Matsuda was one a group of trailblazing Japanese design talents (which also included Junko Koshino, Yukiko Hanai, Isao Kaneko, Takeo Kikuchi and Kansai Yamamoto) who, in 1974, formed Tokyo Designer Six - creating Tokyo's first official fashion week. He showed his collections on the international stage in New York and Paris in the Eighties and his label Nicole, still has a large presence in Japan.
Known for his soft, yet structured, architectural sense of clothing, Matsuda was a fashion forerunner whose unique, naturalistic and earthy color sense influenced many other designers who followed him.
Probably more than any other designer, Matsuda blazed a path in sunglasses with his Japanese sensibility and high tech pop aesthetic. His vintage shades remain cult collector items for connoisseurs of sunglasses.

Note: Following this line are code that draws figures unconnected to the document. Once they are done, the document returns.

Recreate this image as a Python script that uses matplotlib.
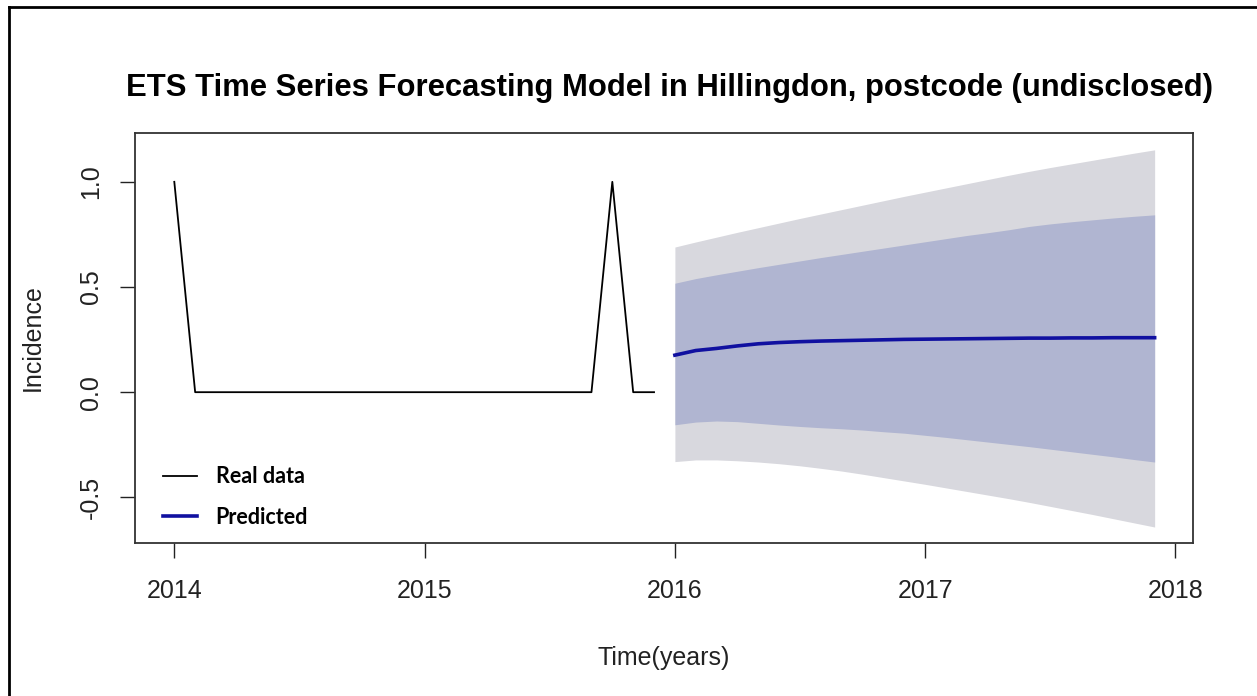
import matplotlib
matplotlib.use("Agg")
import matplotlib.pyplot as plt
from matplotlib.lines import Line2D

plt.rcParams['font.family'] = ['Liberation Sans', 'DejaVu Sans']

# monthly observations, Jan 2014 - Dec 2015
real_t = [2014 + i / 12 for i in range(24)]
real_y = [1, 0, 0, 0, 0, 0, 0, 0, 0, 0, 0, 0,
          0, 0, 0, 0, 0, 0, 0, 0, 0, 1, 0, 0]

# ETS forecast, Jan 2016 - Dec 2017
fc_t = [2016 + i / 12 for i in range(24)]
fc_mean = [0.176, 0.198, 0.208, 0.220, 0.230, 0.236, 0.240, 0.243,
           0.245, 0.247, 0.249, 0.251, 0.252, 0.253, 0.254, 0.255,
           0.256, 0.257, 0.257, 0.258, 0.258, 0.259, 0.259, 0.259]
lo80 = [-0.155, -0.142, -0.137, -0.140, -0.148, -0.156, -0.163, -0.169,
        -0.174, -0.180, -0.188, -0.195, -0.205, -0.215, -0.226, -0.237,
        -0.248, -0.259, -0.271, -0.283, -0.295, -0.307, -0.320, -0.332]
hi80 = [0.518, 0.540, 0.558, 0.575, 0.592, 0.608, 0.624, 0.640,
        0.655, 0.670, 0.685, 0.700, 0.715, 0.730, 0.745, 0.758,
        0.772, 0.788, 0.800, 0.810, 0.819, 0.828, 0.836, 0.843]
lo95 = [-0.330, -0.322, -0.322, -0.326, -0.332, -0.340, -0.350, -0.362,
        -0.375, -0.390, -0.406, -0.422, -0.438, -0.455, -0.472, -0.489,
        -0.506, -0.524, -0.543, -0.562, -0.581, -0.601, -0.621, -0.641]
hi95 = [0.690, 0.714, 0.737, 0.760, 0.782, 0.804, 0.826, 0.847,
        0.868, 0.889, 0.910, 0.931, 0.951, 0.971, 0.991, 1.011,
        1.031, 1.050, 1.068, 1.085, 1.102, 1.119, 1.136, 1.152]

x_ticks = [2014, 2015, 2016, 2017, 2018]
y_ticks = [-0.5, 0.0, 0.5, 1.0]
y_ticklabels = ["-0.5", "0.0", "0.5", "1.0"]

fig = plt.figure(figsize=(12.57, 6.96), dpi=100)
ax = fig.add_axes([0.1074, 0.2198, 0.8417, 0.5891])

ax.fill_between(fc_t, lo95, hi95, color='#d8d8de', lw=0)
ax.fill_between(fc_t, lo80, hi80, color='#b0b5d1', lw=0)
ax.plot(real_t, real_y, color='black', lw=1.3, label='Real data')
ax.plot(fc_t, fc_mean, color='#1010a0', lw=2.6, label='Predicted')

ax.set_xlim(2013.843, 2018.07)
ax.set_ylim(-0.717, 1.232)
ax.set_xticks(x_ticks)
ax.set_xticklabels([str(t) for t in x_ticks])
ax.set_yticks(y_ticks)
ax.set_yticklabels(y_ticklabels, rotation=90, va='center')
ax.tick_params(axis='both', length=11, width=1, color='#222222',
               labelsize=18, labelcolor='#222222')
ax.tick_params(axis='x', pad=15)
ax.tick_params(axis='y', pad=12)
for sp in ax.spines.values():
    sp.set_color('#333333')
    sp.set_linewidth(1.3)

ax.set_xlabel('Time(years)', fontsize=18, color='#222222')
ax.set_ylabel('Incidence', fontsize=18, color='#222222')
ax.xaxis.set_label_coords(0.5, -0.25)
ax.yaxis.set_label_coords(-0.085, 0.5)

ax.set_title('ETS Time Series Forecasting Model in Hillingdon, postcode (undisclosed)',
             fontsize=22.3, fontweight='bold', pad=27, x=0.505)

leg = ax.legend(loc='lower left', bbox_to_anchor=(0.008, -0.01), frameon=False,
                prop={'family': 'Lato', 'weight': 'bold', 'size': 15.5},
                handlelength=1.6, handletextpad=0.85, labelspacing=0.9)

# frame lines along the top and left edge of the figure
fig.add_artist(Line2D([0.007, 0.007], [0, 0.99], color='black', lw=2))
fig.add_artist(Line2D([0.007, 1.0], [0.99, 0.99], color='black', lw=2))

fig.savefig('out.png', dpi=100)
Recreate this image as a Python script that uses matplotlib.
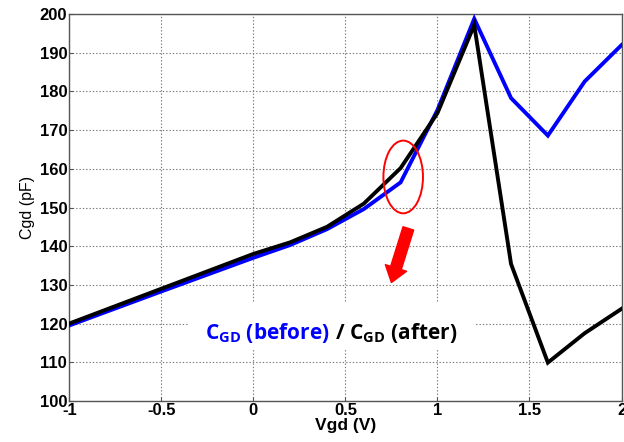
import matplotlib
matplotlib.use("Agg")
import matplotlib.pyplot as plt
from matplotlib.patches import Ellipse, Rectangle

plt.rcParams['font.family'] = ['Liberation Sans', 'DejaVu Sans']
plt.rcParams['mathtext.fontset'] = 'custom'
plt.rcParams['mathtext.rm'] = 'Open Sans:bold'
plt.rcParams['mathtext.bf'] = 'Open Sans:bold'

vgd = [-1.0, -0.5, 0.0, 0.2, 0.4, 0.6, 0.8, 1.0, 1.2, 1.4, 1.6, 1.8, 2.0]
cgd_before = [119.5, 128.3, 137.0, 140.3, 144.4, 149.6, 156.5, 175.2, 198.8, 178.3, 168.6, 182.6, 192.0]
cgd_after = [120.0, 129.0, 138.0, 141.0, 145.0, 151.0, 160.2, 174.4, 197.2, 135.4, 109.9, 117.5, 123.8]

xticks = [-1, -0.5, 0, 0.5, 1, 1.5, 2]
xticklabels = ['-1', '-0.5', '0', '0.5', '1', '1.5', '2']
yticks = [100, 110, 120, 130, 140, 150, 160, 170, 180, 190, 200]

fig = plt.figure(figsize=(6.24, 4.42), dpi=100)
ax = fig.add_axes([0.111, 0.093, 0.885, 0.875])

ax.plot(vgd, cgd_before, color='#0000ff', lw=2.8, zorder=3, solid_joinstyle='miter')
ax.plot(vgd, cgd_after, color='black', lw=2.8, zorder=4, solid_joinstyle='miter')

ax.set_xlim(-1, 2)
ax.set_ylim(100, 200)
ax.set_xticks(xticks)
ax.set_xticklabels(xticklabels)
ax.set_yticks(yticks)
ax.grid(True, linestyle=(0, (1.2, 1.8)), color='#777777', lw=0.8)
ax.tick_params(direction='in', length=3, width=0.8, labelsize=12, color='#555555', pad=1.5)
for lab in ax.get_xticklabels() + ax.get_yticklabels():
    lab.set_fontweight('bold')
for s in ax.spines.values():
    s.set_color('#555555')
    s.set_linewidth(1.0)

ax.set_xlabel('Vgd (V)', fontsize=12.5, fontweight='bold', labelpad=0)
ax.set_ylabel('Cgd (pF)', fontsize=11.5, labelpad=3)

# annotations
ax.add_patch(Ellipse((0.814, 157.9), 0.215, 18.8, fill=False, edgecolor='red', lw=1.4, zorder=5))
ax.annotate('', xy=(0.75, 130.6), xytext=(0.842, 144.6),
            arrowprops=dict(arrowstyle='simple,head_length=0.55,head_width=0.8,tail_width=0.4',
                            color='red', mutation_scale=20, shrinkA=0, shrinkB=0), zorder=5)

ax.add_patch(Rectangle((-0.357, 113.3), 1.567, 12.0, facecolor='white', edgecolor='none', zorder=2.5))
t1 = ax.text(-0.26, 117.6, r'$\mathrm{C}_{\mathrm{GD}}$ (before)', color='#0000ff', fontsize=15,
             fontweight='bold', family='Open Sans', va='center', ha='left', zorder=6)
ax.annotate(r' / $\mathrm{C}_{\mathrm{GD}}$ (after)', xy=(1, 0), xycoords=t1, va='bottom', ha='left',
            color='black', fontsize=15, fontweight='bold', family='Open Sans', zorder=6)

fig.savefig('out.png', dpi=100, facecolor='white')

Matsuda was born in Tokyo in 1934. An ambitious youth, he studied at Japan’s famed Bunka school of fashion where his fellow classmates included Kenzo Takada and Junko Koshino.
In the mid-eighties he was the architects’ fashion designer, admired for his sense of structured silhouette, suits memorable for their arty nuances and crisp white shirts with unique façade detailing.
Perhaps his lack of English hemmed him back, and his commitment to a particularly understated oeuvre prevented him from winning a larger audience among the mass public, but he will be remembered as a distinctive Eastern voice, who foretold the marriage of fashion and architecture, which is so prevalent today.
In 1964, Matsuda and Kenzo sailed from Japan to Europe to make their way to Paris, the great beacon of fashion. After some six months, Matsuda returned to Japan, with no money, while Kenzo stayed. Back in Japan he founded his own fashion company, Nicole Co. Ltd in 1967. Matsuda's aesthetic and cultural allegiance outside of Japan is not to Paris, but to England and America. His first company outside of Nicole Company in Japan was Matsuda USA which opened a Madison Avenue boutique in 1982. Matsuda has delved into the Anglo-American sportswear traditions as ardently as any designer, even as much as Ralph Lauren.
In the mid-1990s Matsuda sought to expand its brand throughout the U.S. and Europe, which included moving menswear designer Yukio Kobayashi, who had begun designing some womenswear, to the head all of the women's labels (Madame Nicole, Nicole Club, Nicole Sport and Zelda) in 1995. Matsuda himself also continued to design for women, but for the Asian markets.
The following year, on a trip to New York, Matsuda scouted locations for possible stores. Though the Nicole brands (Madame Nicole, Nicole Sport, Boutique Nicole and others) were available in Saks Fifth Avenue and Barneys, as well as 500 stores in Asia and Europe, Matsuda hoped to bring his unique designs and growing licensed products to the U.S. in company-owned boutiques. Matsuda clients are ardently loyal, and his creations are profoundly progressive—the perfect combination for New York fashion and beyond.
Matsuda died May 17 2008, aged 74, in his hometown of Tokyo after a long illness.